The first time Nathaniel Hackett leads the Broncos on their home field for a regular-season contest as the team’s head coach, it’s a must-win game.

Is that fair? Maybe not.

But the honeymoon is over, after only one loss on Hackett’s resume.

Failure is not an option against Houston. Should Hackett lose to the lightly regarded Texans, who arrive in Denver as 10-point underdogs, the nightmare for a rookie head coach would begin in earnest.

He made Broncos Country the laughingstock of the NFL in his debut on the Denver sideline, when Hackett failed the math and his team by taking the football out of quarterback Russell Wilson’s hands to attempt an ill-fated, 64-yard field goal in a 17-16 loss to Seattle.

It was a blunder that gave long-suffering Broncos fans the heebie-jeebies, with a queasy sense of deju vu for mistakes on the sideline committed by Vance Joseph and Vic Fangio.

But Hackett ain’t worried. After a disheartening loss to the Seahawks, Hackett dispensed hugs in the locker room and then walked through a week-long firestorm of criticism with an unrelenting smile that could make Ted Lasso look like a nattering nabob of negativism.

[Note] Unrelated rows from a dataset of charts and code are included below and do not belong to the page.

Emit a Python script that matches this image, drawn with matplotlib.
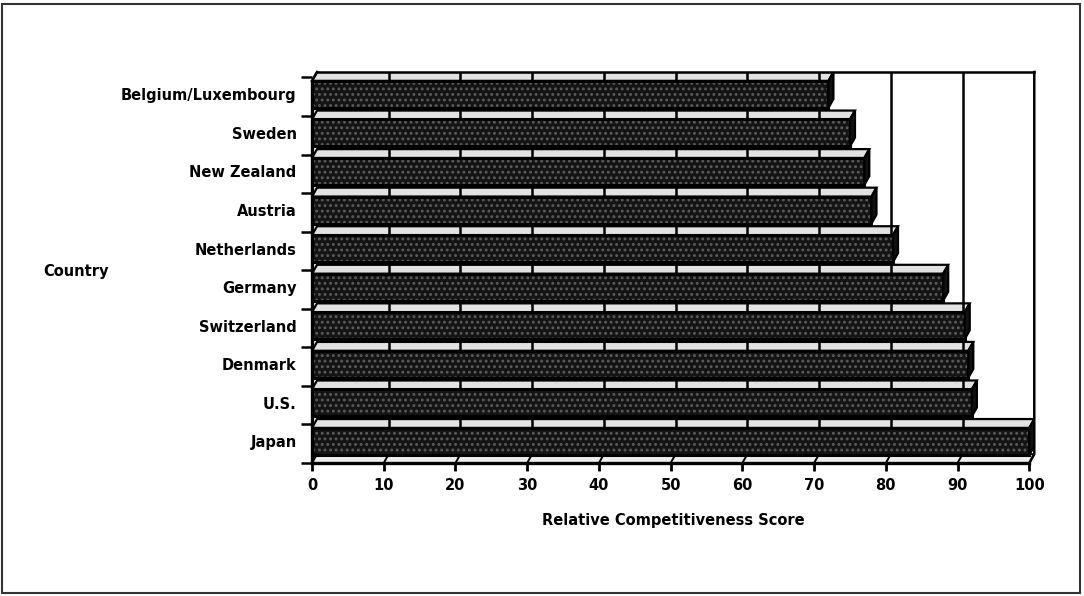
import matplotlib
matplotlib.use("Agg")
import matplotlib.pyplot as plt
from matplotlib.patches import Polygon, Rectangle

countries = ["Belgium/Luxembourg", "Sweden", "New Zealand", "Austria", "Netherlands",
             "Germany", "Switzerland", "Denmark", "U.S.", "Japan"]
scores = [72, 75, 77, 78, 81, 88, 91, 91.5, 92, 100]
x_ticks = list(range(0, 101, 10))

plt.rcParams['font.family'] = ['DejaVu Sans']
plt.rcParams['hatch.linewidth'] = 1.3

W, H = 1084, 596
fig = plt.figure(figsize=(W / 100, H / 100), dpi=100)
ax = fig.add_axes([312 / W, 133 / H, 723 / W, 391 / H])

xmax = 100.8
ymin, ymax = -0.56, 9.58
ax.set_xlim(0, xmax)
ax.set_ylim(ymin, ymax)

# 3D depth of the chart, in data units
dx, dy = 0.7, 0.23
bar_h = 0.7

# rows go top to bottom
rows = [len(countries) - 1 - i for i in range(len(countries))]

# floor strip
floor = Polygon([(0, ymin), (dx, ymin + dy), (100 + dx, ymin + dy), (100, ymin)],
                closed=True, facecolor='#eeeeee', edgecolor='black', lw=1.4, zorder=1)
ax.add_patch(floor)

for y, v in zip(rows, scores):
    top = y + bar_h / 2
    ax.add_patch(Polygon([(0, top), (dx, top + dy), (v + dx, top + dy), (v, top)],
                         closed=True, facecolor='#e2e2e2', edgecolor='black',
                         lw=1.6, zorder=1))

# back wall gridlines
for t in x_ticks[1:-1]:
    ax.plot([t, t + dx], [ymin, ymin + dy], color='black', lw=1.4, zorder=2)
    ax.plot([t + dx, t + dx], [ymin + dy, ymax], color='black', lw=1.8, zorder=2)

# front and side faces of the bars
ax.barh(rows, scores, height=bar_h, color='#141414', edgecolor='#5c5c5c',
        hatch='...', lw=0, zorder=3)
ax.barh(rows, scores, height=bar_h, fill=False, edgecolor='black', lw=2.2, zorder=4)
for y, v in zip(rows, scores):
    top = y + bar_h / 2
    bot = y - bar_h / 2
    ax.add_patch(Polygon([(v, bot), (v, top), (v + dx, top + dy), (v + dx, bot + dy)],
                         closed=True, facecolor='#111111', edgecolor='black',
                         lw=1.6, zorder=4))

# wall frame
ax.plot([dx, 100 + dx], [ymax, ymax], color='black', lw=1.8, zorder=5, clip_on=False)
ax.plot([100 + dx, 100 + dx, 100], [ymax, ymin + dy, ymin], color='black', lw=1.8,
        zorder=5, clip_on=False)
ax.plot([0, dx], [ymax - dy, ymax], color='black', lw=1.8, zorder=5, clip_on=False)
ax.plot([0, 0], [ymin, ymax - dy], color='black', lw=2.4, zorder=5, clip_on=False)
ax.plot([0, 100], [ymin, ymin], color='black', lw=2.4, zorder=5, clip_on=False)

for s in ax.spines.values():
    s.set_visible(False)

ax.set_xticks(x_ticks)
ax.set_xticklabels([str(t) for t in x_ticks], fontsize=10.5, fontweight='bold')
ax.tick_params(axis='x', direction='out', length=6, width=2, pad=5)

ax.set_yticks(rows)
ax.set_yticklabels(countries, fontsize=10.5, fontweight='bold')
ax.tick_params(axis='y', which='major', length=0, pad=11)
ax.set_yticks([r - 0.56 for r in rows] + [rows[0] + 0.44], minor=True)
ax.tick_params(axis='y', which='minor', direction='out', length=8, width=1.8)

ax.set_xlabel("Relative Competitiveness Score", fontsize=10.5, fontweight='bold',
              labelpad=14)
ax.set_ylabel("Country", fontsize=10.5, fontweight='bold', rotation=0,
              ha='center', va='center')
ax.yaxis.set_label_coords(-0.326, 0.491)

# outer border
fig.add_artist(Rectangle((2 / W, 3 / H), 1078 / W, 589 / H, transform=fig.transFigure,
                         fill=False, edgecolor='#333333', lw=1.5))

fig.savefig("out.png", dpi=100)
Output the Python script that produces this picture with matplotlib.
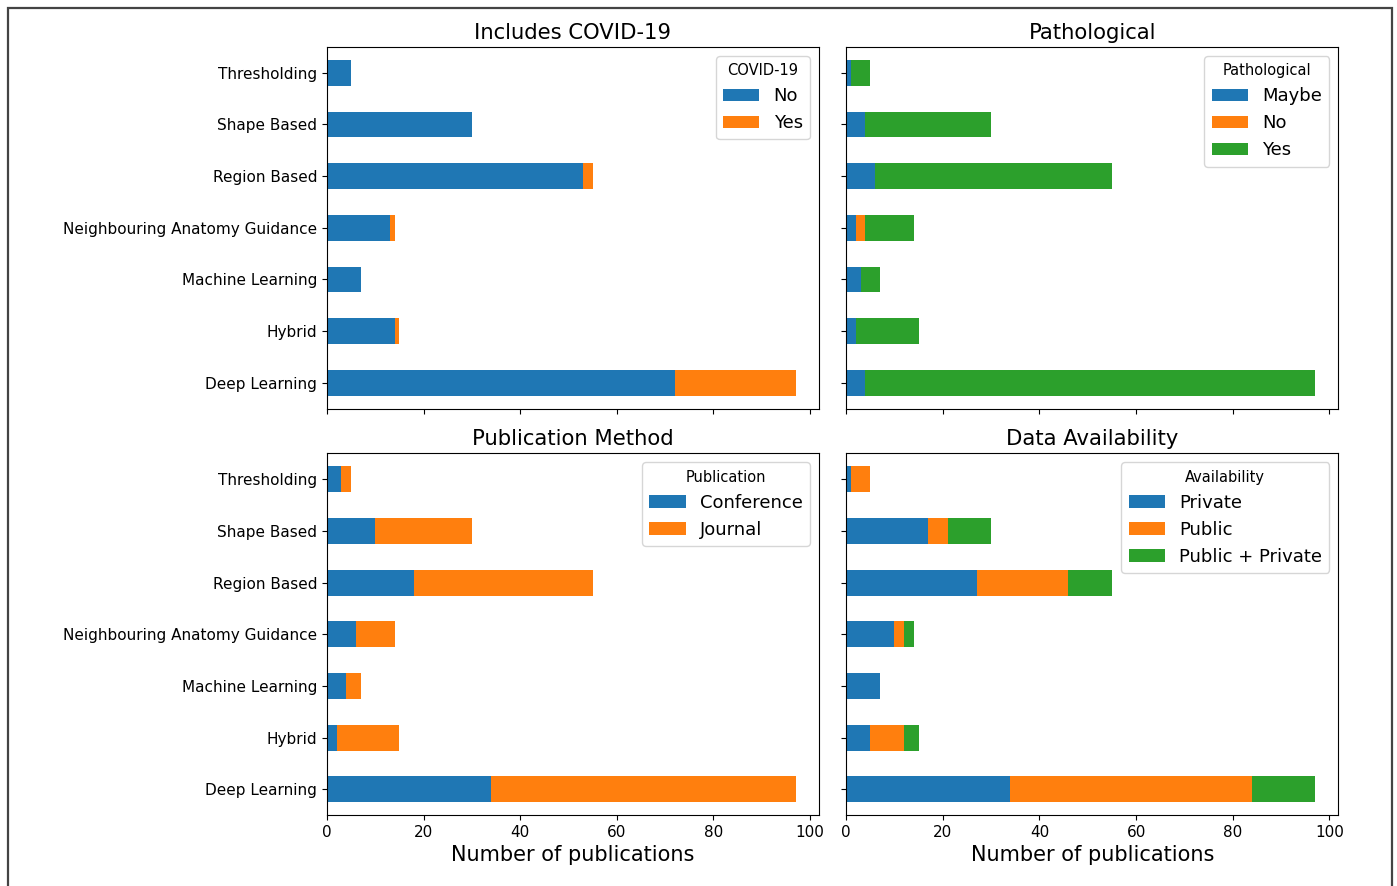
import matplotlib
matplotlib.use("Agg")
import matplotlib.pyplot as plt
import pandas as pd
from matplotlib.patches import Rectangle

# Segmentation method groups, listed bottom to top as drawn by barh
methods = ["Deep Learning", "Hybrid", "Machine Learning",
           "Neighbouring Anatomy Guidance", "Region Based",
           "Shape Based", "Thresholding"]

# Includes COVID-19
covid_no = [72, 14, 7, 13, 53, 30, 5]
covid_yes = [25, 1, 0, 1, 2, 0, 0]

# Pathological
path_maybe = [4, 2, 3, 2, 6, 4, 1]
path_no = [0, 0, 0, 2, 0, 0, 0]
path_yes = [93, 13, 4, 10, 49, 26, 4]

# Publication method
pub_conference = [34, 2, 4, 6, 18, 10, 3]
pub_journal = [63, 13, 3, 8, 37, 20, 2]

# Data availability
avail_private = [34, 5, 7, 10, 27, 17, 1]
avail_public = [50, 7, 0, 2, 19, 4, 4]
avail_both = [13, 3, 0, 2, 9, 9, 0]

panels = [
    ("Includes COVID-19", "COVID-19",
     pd.DataFrame({"No": covid_no, "Yes": covid_yes}, index=methods)),
    ("Pathological", "Pathological",
     pd.DataFrame({"Maybe": path_maybe, "No": path_no, "Yes": path_yes}, index=methods)),
    ("Publication Method", "Publication",
     pd.DataFrame({"Conference": pub_conference, "Journal": pub_journal}, index=methods)),
    ("Data Availability", "Availability",
     pd.DataFrame({"Private": avail_private, "Public": avail_public,
                   "Public + Private": avail_both}, index=methods)),
]

fig, axes = plt.subplots(2, 2, figsize=(13.97, 8.86), dpi=100, sharex=True, sharey=True)
fig.subplots_adjust(left=0.234, right=0.958, top=0.947, bottom=0.080,
                    wspace=0.055, hspace=0.124)

for ax, (title, legend_title, df) in zip(axes.flat, panels):
    df.plot(kind="barh", stacked=True, ax=ax, width=0.5)
    ax.set_title(title, fontsize=15.2)
    ax.set_ylabel("")
    ax.tick_params(axis="both", labelsize=11)
    ax.legend(title=legend_title, fontsize=13, title_fontsize=10.5, loc="upper right")

for ax in axes[1]:
    ax.set_xlabel("Number of publications", fontsize=15)

# frame around the whole figure
W, H = 1397, 886
fig.patches.append(Rectangle((7.5 / W, -0.02), (1392 - 7.5) / W, 1 - 7.5 / H + 0.02,
                             transform=fig.transFigure, fill=False,
                             edgecolor="#444444", linewidth=1.6, clip_on=False))

fig.savefig("out.png", dpi=100)
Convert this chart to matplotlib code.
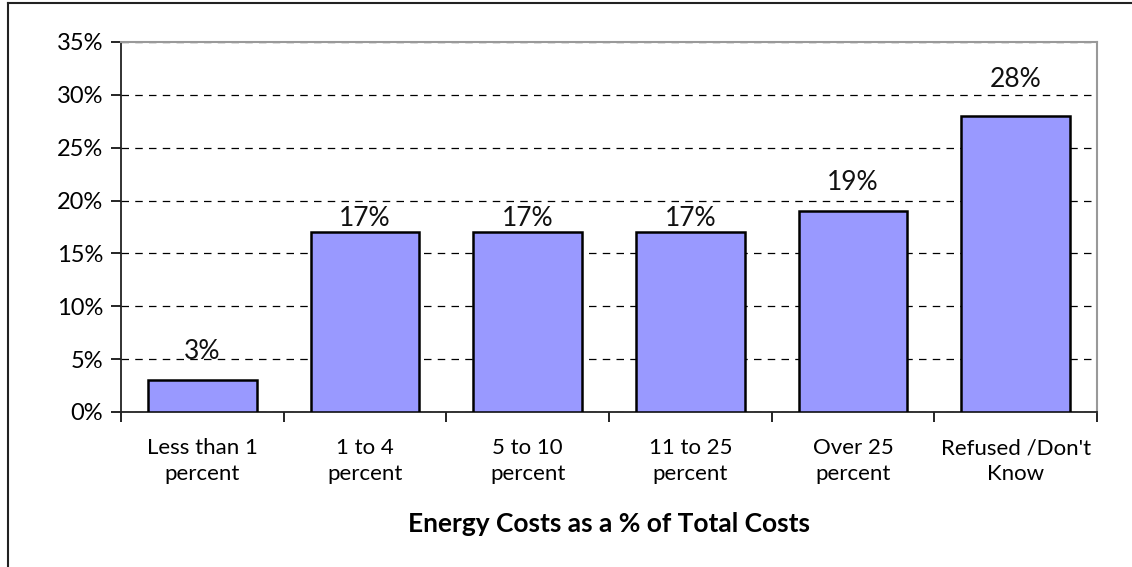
import numpy as np
import matplotlib.pyplot as plt
from matplotlib.lines import Line2D
from matplotlib.ticker import MultipleLocator, FuncFormatter

categories = ['Less than 1\npercent', '1 to 4\npercent', '5 to 10\npercent',
              '11 to 25\npercent', 'Over 25\npercent', 'Refused /Don\'t\nKnow']
shares = [3, 17, 17, 17, 19, 28]
x_title = 'Energy Costs as a % of Total Costs'

# gap (px) between bar top and its value label
label_gap = [21, 6, 6, 6, 21, 29]

BAR_COLOR = '#9999FF'
FONT = ['Lato', 'DejaVu Sans']


def run():
    plt.rcParams['font.family'] = FONT
    fig = plt.figure(figsize=(11.32, 5.67), dpi=100)
    W, H = 1132, 567
    ax = fig.add_axes([121 / W, 1 - 412 / H, (1097 - 121) / W, (412 - 42) / H])

    x = np.arange(len(categories))
    ax.bar(x, shares, width=0.67, color=BAR_COLOR, edgecolor='black',
           linewidth=1.8, zorder=3)
    for xi, v, g in zip(x, shares, label_gap):
        ax.annotate(f'{v}%', (xi, v), xytext=(0, g * 0.72), textcoords='offset points',
                    ha='center', va='baseline', fontsize=19, color='#111111')

    ax.set_xlim(-0.5, len(categories) - 0.5)
    ax.set_ylim(0, 35)
    ax.yaxis.set_major_locator(MultipleLocator(5))
    ax.yaxis.set_major_formatter(FuncFormatter(lambda v, p: f'{v:.0f}%'))
    ax.yaxis.grid(True, color='black', linestyle=(0, (6, 5)), linewidth=0.9, zorder=0)
    ax.set_axisbelow(True)
    # no dashed line along the top border
    ax.get_ygridlines()[-1].set_visible(False)

    # ticks between categories on x, labels centred under bars
    ax.set_xticks(np.arange(len(categories) + 1) - 0.5)
    ax.set_xticklabels([])
    ax.set_xticks(x, minor=True)
    ax.set_xticklabels(categories, minor=True, fontsize=16, linespacing=1.35)
    ax.tick_params(axis='x', which='minor', length=0, pad=19)
    ax.tick_params(axis='x', which='major', length=7, width=1.2, direction='out')
    ax.tick_params(axis='y', length=7, width=1.2, labelsize=17, pad=6)

    for s in ['left', 'bottom']:
        ax.spines[s].set_linewidth(1.3)
        ax.spines[s].set_color('#222222')
    for s in ['top', 'right']:
        ax.spines[s].set_linewidth(1.5)
        ax.spines[s].set_color('#999999')

    ax.set_xlabel(x_title, fontsize=19, fontweight='bold', labelpad=20)

    # outer frame of the chart, open at right and bottom
    fig.add_artist(Line2D([8 / W, 8 / W], [0, 1 - 3 / H], color='#222222', lw=1.5))
    fig.add_artist(Line2D([8 / W, 1], [1 - 3 / H, 1 - 3 / H], color='#222222', lw=1.5))

    fig.savefig('out.png', dpi=100)


if __name__ == '__main__':
    run()
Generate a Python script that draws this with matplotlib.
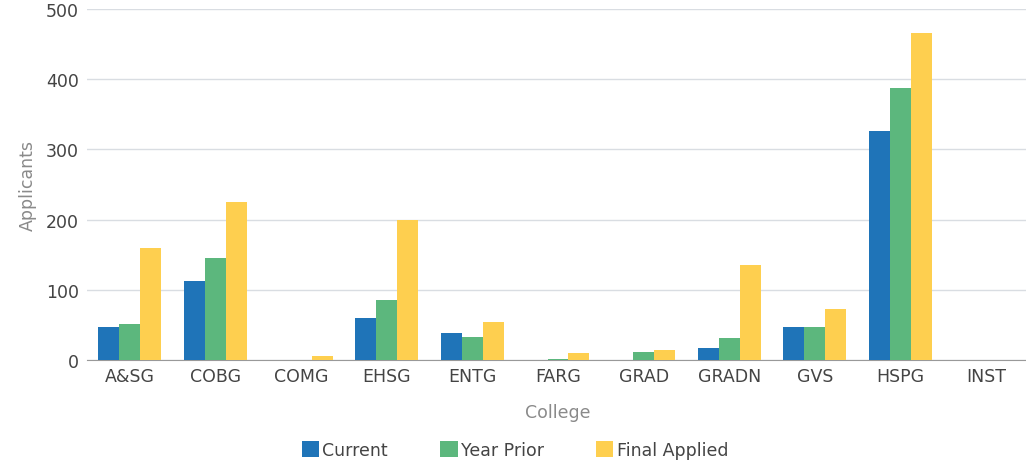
import matplotlib
matplotlib.use("Agg")
import matplotlib.pyplot as plt
import numpy as np

plt.rcParams['font.family'] = ['DejaVu Sans']

colleges = ["A&SG", "COBG", "COMG", "EHSG", "ENTG", "FARG", "GRAD", "GRADN", "GVS", "HSPG", "INST"]
current = [47, 112, 0, 60, 38, 0, 0, 17, 47, 326, 0]
year_prior = [51, 145, 0, 85, 33, 2, 12, 31, 47, 388, 0]
final_applied = [160, 225, 5, 200, 54, 10, 14, 135, 73, 466, 0]

series_names = ["Current", "Year Prior", "Final Applied"]
colors = ["#1f74b8", "#5cb77d", "#fecf4f"]

W, H = 1026, 464
fig = plt.figure(figsize=(W / 100, H / 100), dpi=100)
ax = fig.add_axes([87 / W, 1 - 361 / H, 942 / W, 351 / H])

x = np.arange(len(colleges))
w = 0.245
for i, (vals, name, c) in enumerate(zip([current, year_prior, final_applied], series_names, colors)):
    ax.bar(x + (i - 1) * w, vals, width=w, color=c, label=name, zorder=3)

ax.set_xlim(-0.5, len(colleges) - 0.5)
ax.set_ylim(0, 500)
ax.set_yticks([0, 100, 200, 300, 400, 500])
ax.set_xticks(x)
ax.set_xticklabels(colleges)
ax.yaxis.grid(True, color="#d9dde2", linewidth=1, zorder=0)
for s in ["top", "right", "left"]:
    ax.spines[s].set_visible(False)
ax.spines["bottom"].set_color("#999999")
ax.tick_params(axis="both", length=0, labelsize=12.5, colors="#444444")
ax.tick_params(axis="x", pad=5)
ax.tick_params(axis="y", pad=6)
ax.set_ylabel("Applicants", color="#8a8a8a", fontsize=12.5, labelpad=6)
ax.set_xlabel("College", color="#8a8a8a", fontsize=12.5, labelpad=13)

leg = fig.legend(loc="center", bbox_to_anchor=(515 / W, 1 - 451 / H), ncol=3, frameon=False,
                 handlelength=1.0, handleheight=1.0, columnspacing=3.0, handletextpad=0.2,
                 fontsize=12.5, borderpad=0)
for t in leg.get_texts():
    t.set_color("#444444")

fig.savefig("out.png", dpi=100)
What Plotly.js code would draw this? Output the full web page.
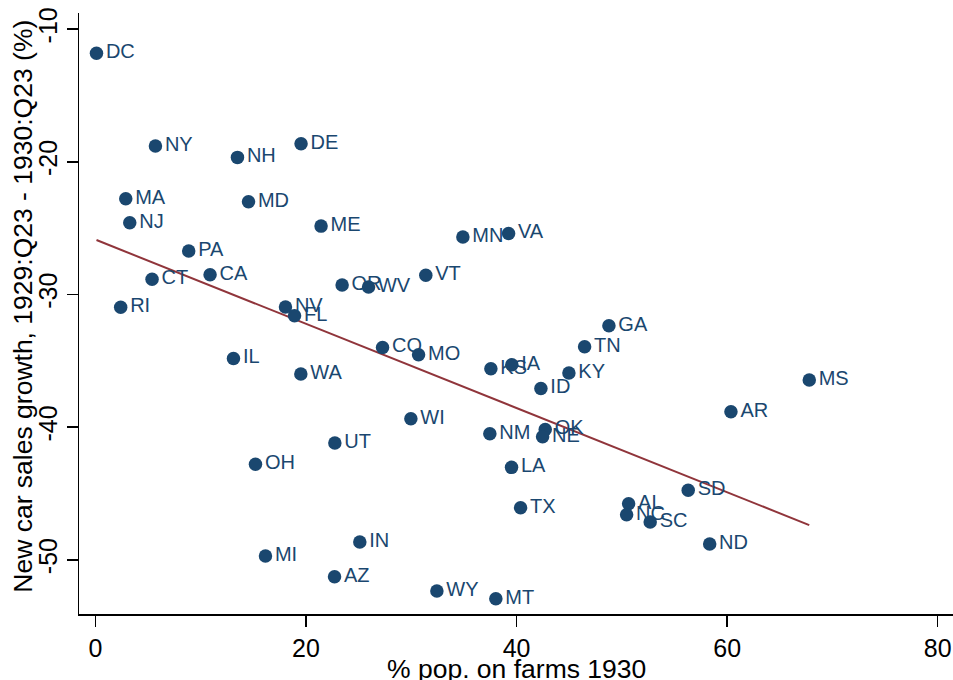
<!DOCTYPE html>
<html>
<head>
<meta charset="utf-8">
<script src="https://cdn.plot.ly/plotly-3.0.1.min.js"></script>
<style>html,body{margin:0;padding:0;background:#fff;}#chart{width:953px;height:680px;}</style>
</head>
<body>
<div id="chart"></div>
<script>
// State labels
const states = ["DC","NY","NH","DE","MA","MD","NJ","ME","MN","VA",
  "OR","WV","VT","CO","MO","KS","IA","ID","KY","TN",
  "GA","WI","NM","OK","NE","LA","TX","AL","NC","SC",
  "SD","ND","AR","MS","PA","CA","CT","RI","NV","FL",
  "IL","WA","OH","UT","MI","IN","AZ","WY","MT"];
// % population on farms, 1930
const farmPct = [0.10,5.70,13.49,19.53,2.88,14.54,3.26,21.43,34.90,39.24,
  23.43,25.94,31.38,27.27,30.69,37.56,39.55,42.31,44.97,46.46,
  48.77,29.96,37.46,42.72,42.47,39.52,40.38,50.64,50.45,52.69,
  56.30,58.34,60.36,67.80,8.86,10.89,5.38,2.40,18.05,18.91,
  13.11,19.51,15.20,22.74,16.15,25.11,22.71,32.43,38.03];
// New car sales growth, 1929:Q23 - 1930:Q23 (%)
const carGrowth = [-11.83,-18.82,-19.67,-18.64,-22.79,-23.01,-24.60,-24.85,-25.67,-25.40,
  -29.29,-29.44,-28.56,-33.99,-34.54,-35.60,-35.30,-37.08,-35.92,-33.94,
  -32.36,-39.37,-40.50,-40.17,-40.72,-43.03,-46.07,-45.77,-46.60,-47.15,
  -44.76,-48.81,-38.84,-36.45,-26.73,-28.51,-28.86,-30.97,-30.95,-31.60,
  -34.82,-36.00,-42.80,-41.20,-49.71,-48.66,-51.27,-52.35,-52.93];
// Fitted line endpoints
const fitX = [0.10, 67.80];
const fitY = [-25.90, -47.38];
// Ticks
const xTicks = [0, 20, 40, 60, 80];
const yTicks = [-10, -20, -30, -40, -50];
// Axis titles
const xTitle = "% pop. on farms 1930";
const yTitle = "New car sales growth, 1929:Q23 - 1930:Q23 (%)";

const FONT = "Liberation Sans, Arial, Helvetica, sans-serif";
const NAVY = "#1a476f";
const MAROON = "#90353b";

const traces = [
  {
    x: fitX, y: fitY, type: "scatter", mode: "lines",
    line: {color: MAROON, width: 2}, hoverinfo: "skip", showlegend: false
  },
  {
    x: farmPct, y: carGrowth, text: states, type: "scatter", mode: "markers+text",
    textposition: "middle right",
    textfont: {family: FONT, size: 20, color: NAVY},
    marker: {color: NAVY, size: 13.5},
    cliponaxis: false, showlegend: false
  }
];

const titleFont = {family: FONT, size: 26.5, color: "#000"};

const layout = {
  width: 953, height: 680,
  margin: {l: 79, r: 0, t: 13, b: 66, pad: 0},
  paper_bgcolor: "#ffffff", plot_bgcolor: "#ffffff",
  font: {family: FONT, color: "#000"},
  showlegend: false,
  xaxis: {
    range: [-1.56, 81.45], tickvals: xTicks, ticktext: xTicks.map(String),
    showline: true, linecolor: "#000", linewidth: 1.5,
    ticks: "outside", ticklen: 11, tickwidth: 1.5, tickcolor: "#000",
    showgrid: false, zeroline: false,
    tickfont: {family: FONT, size: 25, color: "#000"},
    automargin: false
  },
  yaxis: {
    range: [-54.08, -8.79], tickvals: yTicks, ticktext: yTicks.map(String),
    showline: true, linecolor: "#000", linewidth: 1.5,
    ticks: "outside", ticklen: 11, tickwidth: 1.5, tickcolor: "#000",
    showgrid: false, zeroline: false, tickangle: -90,
    tickfont: {family: FONT, size: 25, color: "#000"},
    automargin: false
  },
  annotations: [
    {text: xTitle, xref: "paper", yref: "paper", x: 0.5, y: -0.0915,
     xanchor: "center", yanchor: "middle", showarrow: false, font: titleFont},
    {text: yTitle, xref: "paper", yref: "paper", x: -0.0644, y: 0.5125,
     xanchor: "center", yanchor: "middle", textangle: -90, showarrow: false, font: titleFont}
  ]
};

Plotly.newPlot("chart", traces, layout, {staticPlot: true, displayModeBar: false});
</script>
</body>
</html>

If he’s desperate to prove Denver didn’t make a mistake by hiring a head coach who needs to learn on the job, at the expense of fan heartbreak, Hackett refuses to let it show. I honestly don’t know whether to read his demeanor as a reassuring sign of self-confidence in his plan for the Broncos, or whether this is another example of the don’t worry, be happy naivete Hackett has brought to the team’s Dove Valley headquarters.

Hackett is a hugger, not a screamer.

Can this new-age coach instill a sense of desperation in the Broncos with a smile?

Quite by happenstance on Friday afternoon, after Hackett acknowledged the Broncos’ depth would be tested against the Texans by the absence of receiver K.J. Hamler, as well as significant injuries to safety Justin Simmons and guard Quinn Meinerz, I walked off the practice field and entered the training facility alongside the rookie head coach.

Hackett offered a friendly fist pump, then paused to address my concerns about the Broncos having the proper urgency to not allow a bad loss in Seattle snowball into an 0-2 start against Houston.

“I always think it’s funny talking about desperation,” Hackett told me, “because you’ve got to win every single game in this league.”

His philosophy sparked the memory of a point Fangio often stressed to me: The little-room-for-error nature of the NFL means that most fans like the head coach for a solid 24 hours after a victory, but everybody in town questions the same coach all week long after a loss.

Everybody’s a suspect in the crime of defeat. In the Not For Long, winning is the only job security.

“We’re in the business of winning games,” Broncos special teams coach Dwayne Stukes said. “That’s the only way you stay around, that’s the only way you stay employed and that’s the only way you get to where you want to go, and that’s the Super Bowl.”

There’s no reason for the Broncos to panic after a single defeat. The Texans, still recovering from the Deshaun Watson debacle, seem like the perfect opponent for Denver to play on a short week of preparation.

But NFL history also tells us the Broncos cannot lose this game and have any reasonable hope of making the playoffs. All the good vibes of landing Wilson in a blockbuster trade would be replaced with the reality this is a transition year for a team with a new quarterback, a new coaching staff and new ownership.

Since 1990, only 30 of 265 NFL teams that started the season with an 0-2 record have recovered to make the playoffs. That’s a paltry 11.3% success rate, a longshot which requires almost as big a leap of faith as believing your kicker will nail a 64-yard field goal with the game on the line.